While growth stocks have rallied a bit this year, they still have a ways to go to recover their earlier highs. The tech-heavy Nasdaq Composite remains down 14% over the past 12 months -- and some stocks are faring far worse. Consider Amazon (AMZN 2.29%), for example. Shares of the once-mighty stock of the pandemic's early days are down 37% in the past 12 months.

But while Amazon faces near-term speed bumps, its long-term prospects look bright. Let's dig deeper to see why.

What went wrong for Amazon?

Amazon's fourth-quarter earnings highlight its current crop of challenges. While revenue grew by 9% to $149.2 billion, net income collapsed by a staggering 98% to just $278 million. The weakness was partly due to a $2.3 billion non-cash loss on Amazon's stake in floundering electric vehicle start-up Rivian Automotive.

But the bigger story is substantial margin erosion in the company's core businesses. During the height of the COVID-19 pandemic, Amazon over-expanded its e-commerce logistics network.

Growth hasn't lived up to expectations, resulting in overstaffing and lower efficiency. Inflation is another big problem because it increases the cost of doing business while lowering consumer purchasing power. Even Amazon's cloud segment faces problems as potential clients delay data migrations while existing clients switch to lower-cost service tiers to save money. 

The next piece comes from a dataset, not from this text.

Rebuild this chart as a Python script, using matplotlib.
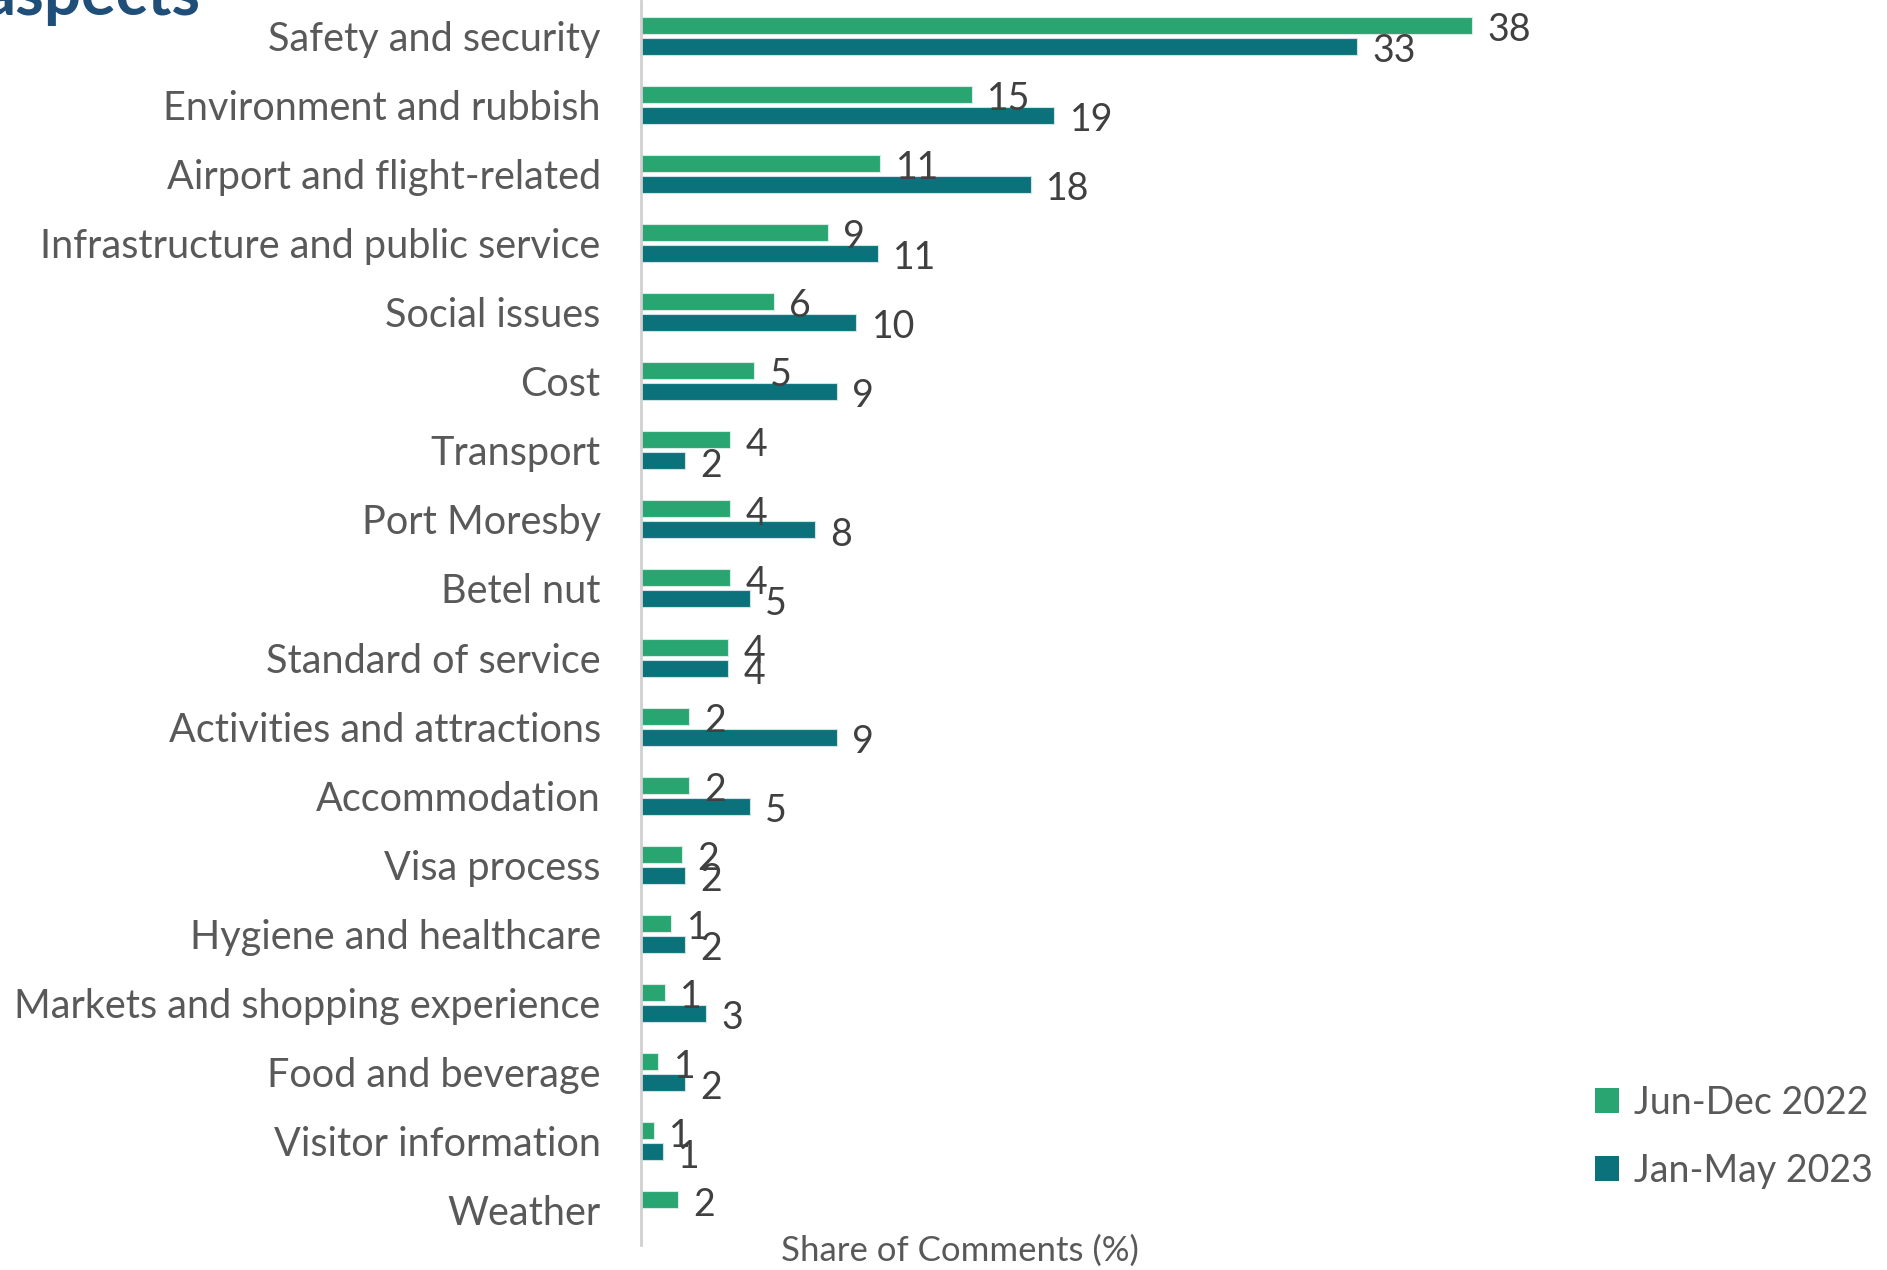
import numpy as np
import matplotlib
matplotlib.use("Agg")
import matplotlib.pyplot as plt
from matplotlib.patches import Patch

plt.rcParams['font.family'] = ['Lato', 'DejaVu Sans']

# share of comments per topic, two survey periods
categories = ["Safety and security", "Environment and rubbish", "Airport and flight-related",
              "Infrastructure and public service", "Social issues", "Cost", "Transport",
              "Port Moresby", "Betel nut", "Standard of service", "Activities and attractions",
              "Accommodation", "Visa process", "Hygiene and healthcare",
              "Markets and shopping experience", "Food and beverage", "Visitor information",
              "Weather"]
jun_dec_2022 = [38.2, 15.2, 11.0, 8.6, 6.1, 5.2, 4.1, 4.1, 4.1, 4.0, 2.2, 2.2, 1.9, 1.4,
                1.1, 0.8, 0.6, 1.7]
jan_may_2023 = [32.9, 19.0, 17.9, 10.9, 9.9, 9.0, 2.0, 8.0, 5.0, 4.0, 9.0, 5.0, 2.0, 2.0,
                3.0, 2.0, 1.0, np.nan]
series_names = ["Jun-Dec 2022", "Jan-May 2023"]

green = "#28a570"
teal = "#0b717a"
text_grey = "#595959"
label_grey = "#404040"

W, H = 1887, 1270
fig = plt.figure(figsize=(W / 100, H / 100), dpi=100)
ax = fig.add_axes([641 / W, 1 - 1245 / H, 914 / W, 1244 / H])

y = np.arange(len(categories))
bh = 0.246
off = 0.152
b1 = ax.barh(y - off, jun_dec_2022, height=bh, color=green, edgecolor="#d6ebe4", linewidth=0.8)
b2 = ax.barh(y + off, jan_may_2023, height=bh, color=teal, edgecolor="#cfe3e3", linewidth=0.8)

# value labels just past the bar ends
for bars, vals in ((b1, jun_dec_2022), (b2, jan_may_2023)):
    for rect, v in zip(bars, vals):
        if np.isnan(v):
            continue
        ax.annotate(f"{v:.0f}", (v, rect.get_y() + rect.get_height() / 2),
                    xytext=(11, -3.5), textcoords="offset points",
                    ha="left", va="center", fontsize=27, color=label_grey)

ax.set_xlim(0, 42)
ax.set_ylim(len(categories) - 0.5, -0.5)
ax.set_yticks(y)
ax.set_yticklabels(categories, fontsize=28.5, color=text_grey)
ax.tick_params(axis="y", length=0, pad=29)
ax.set_xticks([])
for s in ("top", "right", "bottom"):
    ax.spines[s].set_visible(False)
ax.spines["left"].set_color("#d0d0d0")
ax.spines["left"].set_linewidth(2)

fig.text(960 / W, 1 - 1251 / H, "Share of Comments (%)", ha="center", va="center",
         fontsize=25, color=text_grey)

# title running off the top-left corner
fig.text(200 / W, 1 - 15 / H, "aspects", ha="right", va="baseline",
         fontsize=47, fontweight="bold", color="#1f4e79")

handles = [Patch(facecolor=green), Patch(facecolor=teal)]
fig.legend(handles, series_names, loc="center left", bbox_to_anchor=(1561 / W, 1 - 1137 / H),
           frameon=False, fontsize=27, labelcolor=text_grey, handlelength=0.65,
           handleheight=0.65, handletextpad=0.4, labelspacing=0.85)

fig.savefig("out.png", dpi=100)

Cost-cutting could save the bottom line 

The good news is that Amazon's problems look temporary and do not necessarily change its long-term thesis. The company is making an impressive effort to bring staffing levels back in line with business needs. In March, management cut 9,000 employees, adding to the 18,000 positions it cut last year. To put this in perspective, assuming each of these positions boasts an average annual salary of $100,000, this could total some $2.7 billion in cost savings going straight to the bottom line.

Amazon is also tying up loose ends through its operations. According to the online magazine Modern Retail, the company is using increasingly hardline negotiating tactics with its wholesale merchants, taking greater advantage of its scale and reach to maximize profits. It is also scaling back less profitable business ventures, such as its Amazon Go convenience stores, which are known for their cashier-free technology. 

Exciting new growth drivers 

But Amazon's focus on efficiency doesn't mean it is abandoning its pattern of seeking out new business opportunities. Last year, the company completed its $8.5 billion acquisition of the film studio MGM, followed by a pledge to invest $1 billion to release 12 movies annually in cinemas. And the company's push to become a bigger player in the $283.5 billion global film and video industry could be just getting started. 

Darts pinned to a dollar symbol.

Image source: Getty Images.

According to The Intersect, Amazon's founder Jeff Bezos (who now serves as executive chairman) is exploring potential acquisition plans for the distressed movie theater chain AMC Entertainment. With its network of almost 600 theaters, AMC could help Amazon market its films and collect consumer data from 200 million moviegoers. 

While some Wall Street analysts believe the deal is unlikely, it could be a sign that Amazon sees film production as a major growth driver going forward. It also highlights the adventurous management style that has made Amazon so successful over the last few decades. 

A great way to bet on a rebound 

The bear market priced a lot of bad news into Amazon's stock price. But this allows investors to buy shares at a discount and bet on a future bull market when challenges like inflation and rising rates fade. With its substantial cost-cutting efforts and pivots to new growth drivers, Amazon looks poised to emerge from these challenging times stronger than ever.